The state and territory leaders discussed these measures at the Council of Australian Governments meeting in December.

But Owler told Guardian Australia time was running out to address the future of public hospital funding.

“The funding cliff will happen in 2017, that’s just next year,” he said.

“We now have a new prime minister and a new treasurer, and this is an opportunity to sort out this funding cliff and the uncertainty that surrounds the future of our public hospital system. There are various proposals being put forward to address the shortfall, and I’ll leave the discussion about which method of raising tax is least regressive and fairest to the economists and experts.

“But the money raised does need to go towards our public hospitals so that patients don’t continue to languish in emergency departments.”

Owler said he hoped to meet with the prime minister, Malcolm Turnbull, to discuss funding in the near future, saying he was disappointed discussions had so far involved politicians and not health care experts.

But the federal health minister, Sussan Ley, said despite the reduction in indexed growth funding, hospital spending under Turnbull would still increase each year.

“Commonwealth public hospital funding continues to grow over the next four years with an increase of $3.3bn or around 21.5%,” she said.

A health economist and program director with the Grattan Institute, Stephen Duckett, said Turnbull should restore at least some of the funding cut by the Abbott government.

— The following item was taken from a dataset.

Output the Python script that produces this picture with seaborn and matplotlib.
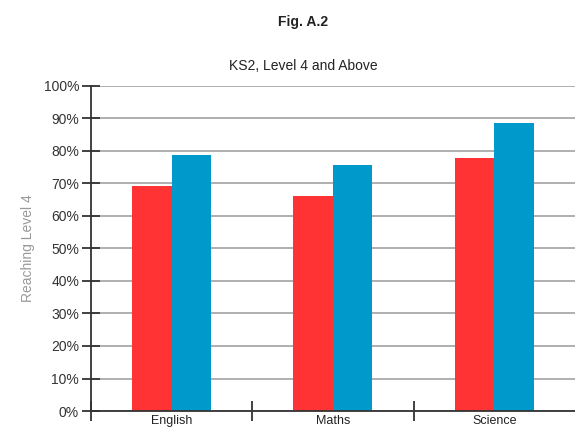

The states would not be able to recover the funding simply by making hospitals more efficient, he said.

“I’m not saying that the Commonwealth needs to completely reverse the decision, as we’ve moved on a few years now since the funding formula was revoked,” Grattan said.

“But the Commonwealth may reinstate some funding and deliver it to the states on a different basis, or they might skip the states altogether and deliver it directly to the hospitals.”

However, he said he thought the Commonwealth government recognised it “went a bit too far” with its cuts.

“But there has been no announcement on how it plans to address that,” he said.

Leanne Wells, the CEO of the Consumers Health Forum, which represents hospital patients, said while the Australian Medical Association report revealed gaps in the health care system, there was an urgent need to think beyond a “quick fix of pouring more money into hospitals”.

“The Consumers Health Forum believes the $57bn planned funding reduction does need to be reversed,” Well said.

“However the evidence indicates that we could get better value for our health dollar by also doing more in primary care in the community to prevent or avoid hospital admissions in the first place.”

That should include doctors, nurses and other health practitioners in the community working more closely together through innovative, out-of-hospital alternatives to deal more effectively with patients with chronic health conditions in particular, she said.

Professor Stephen Leeder, from the Menzies Centre for Health Policy at the University of Sydney, said hospital funding needed to be reviewed in the context of the federal government’s tax white paper, to be revealed by March.

“State and territory leaders are negotiating with the federal government over taxes, and a rise in the GST could take pressure around hospital funding off,” Leeder said.

Leeder said the hospital funding saga was “not unsolvable”.

“These are complicated systems, and it’s important to realise what the Abbott government really cut was forward funding projections the Labor government brought in towards the end of its turn, supposedly matching growth in the health system with a view to them taking a more direct role in the running of public hospital systems,” he said.

“They covered the pill of more involvement with monetary sugar.”

Hospital funding agreements between governments was a “game they’ve played for donkey’s years”, Leeder said.

“The states won’t be able to sustain the cuts,” he said.

“But the funding of public hospitals is a state responsibility, so if the Commonwealth cuts money to the states that’s tough, but the states are responsible for finding the necessary revenue, which they can do through a range of measures. Maybe they can increase parking fines or sell a few things or introduce a state lottery.”